Valencia Tightens Short-Term Rental Rules in One of Spain’s Sharpest Housing Moves

Valencia has approved stricter limits on tourist apartments as pressure on housing and neighborhood balance grows. The new framework sets hard caps by district and block, signaling a more interventionist approach in one of Spain’s most visited cities.

By Victoria Hayes | Edited by Yuliya Karotkaya Published:
Valencia is tightening short-term rental rules as the city tries to protect housing supply and neighborhood balance. Photo: Tom Podmore / Unsplash

Valencia has approved a new set of rules for tourist apartments that will place some of the toughest limits in Spain on short-term rentals. The city council has signed off on an urban planning framework that caps holiday rentals at 2 percent of total housing stock in each neighborhood and district, while also reserving 98 percent of new housing for residential use. The move places Valencia more firmly in the group of European cities trying to slow the spread of visitor accommodation into everyday housing.

The decision reflects a wider shift in Spanish city policy. Tourism remains a major economic driver, but in places such as Valencia, Barcelona, Madrid, Malaga, and Seville, the expansion of short-term rentals has become closely tied to rising rents, tighter housing supply, and neighborhood frustration. Valencia’s leaders are now making the argument more directly: the city wants tourism, but not at the cost of residential function.

What makes Valencia’s approach notable is that it does not rely on one simple cap. Instead, the new framework uses several overlapping limits designed to restrict growth from multiple directions. Officials say this is intended to stop tourism accommodation from concentrating too heavily in specific residential areas or spreading without control through new housing stock.

A Three-Layer Limit on Tourist Growth

The headline rule is the 2 percent cap. Tourist apartments and similar accommodation cannot exceed 2 percent of the total housing stock in each neighborhood and district. That alone is a major tightening, particularly in areas already under pressure from short-term rental demand.

But the city has gone further. Total tourist accommodation of any kind, including hotels, apartments, and tourist homes, cannot exceed the equivalent of 8 percent of the registered population in each neighborhood or district. In addition, tourist uses on ground floors in residential areas will be limited to 15 percent of commercial premises within each block. These three thresholds are designed to operate together, meaning a new tourist accommodation project must pass all of them at once.

There are also location restrictions. Tourist apartments will only be allowed on ground floors or first floors in mixed-use buildings, cannot sit on the same landing as residential homes, and must have independent access from the street by separate stair or elevator. Community approval is also required.

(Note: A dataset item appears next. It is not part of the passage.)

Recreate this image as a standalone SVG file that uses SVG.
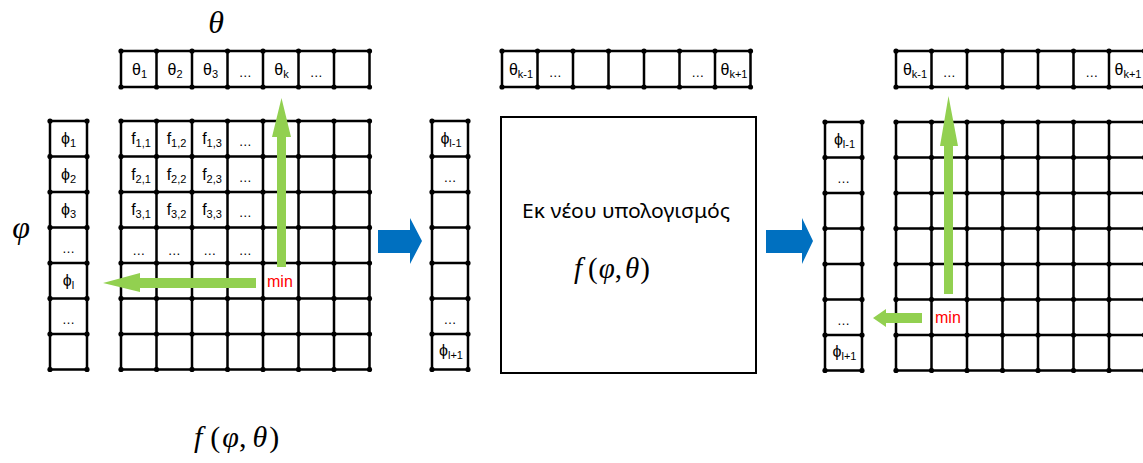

A Housing Policy Framed as Urban Protection

Valencia’s mayor has framed the policy as part of a larger effort to define the city as residential first and touristic second. The message is that housing should function primarily for residents, not as a speculative asset tied to visitor demand. That is why 98 percent of new housing is now being protected for residential use under the new model.

Not everyone is satisfied. Neighborhood groups and opposition politicians argue the policy does not go far enough against illegal tourist apartments already operating in the city. Critics say the framework may limit future expansion without adequately dealing with thousands of existing units outside the rules.

Even so, the decision is significant. Valencia is no longer treating short-term rentals as a side issue of tourism policy. It is treating them as a central housing and city-planning issue. For travelers, the immediate effect may be limited. For the market, however, the signal is stronger: one of Spain’s most popular urban destinations is moving decisively toward tighter control, and other cities facing similar pressure are likely to watch closely.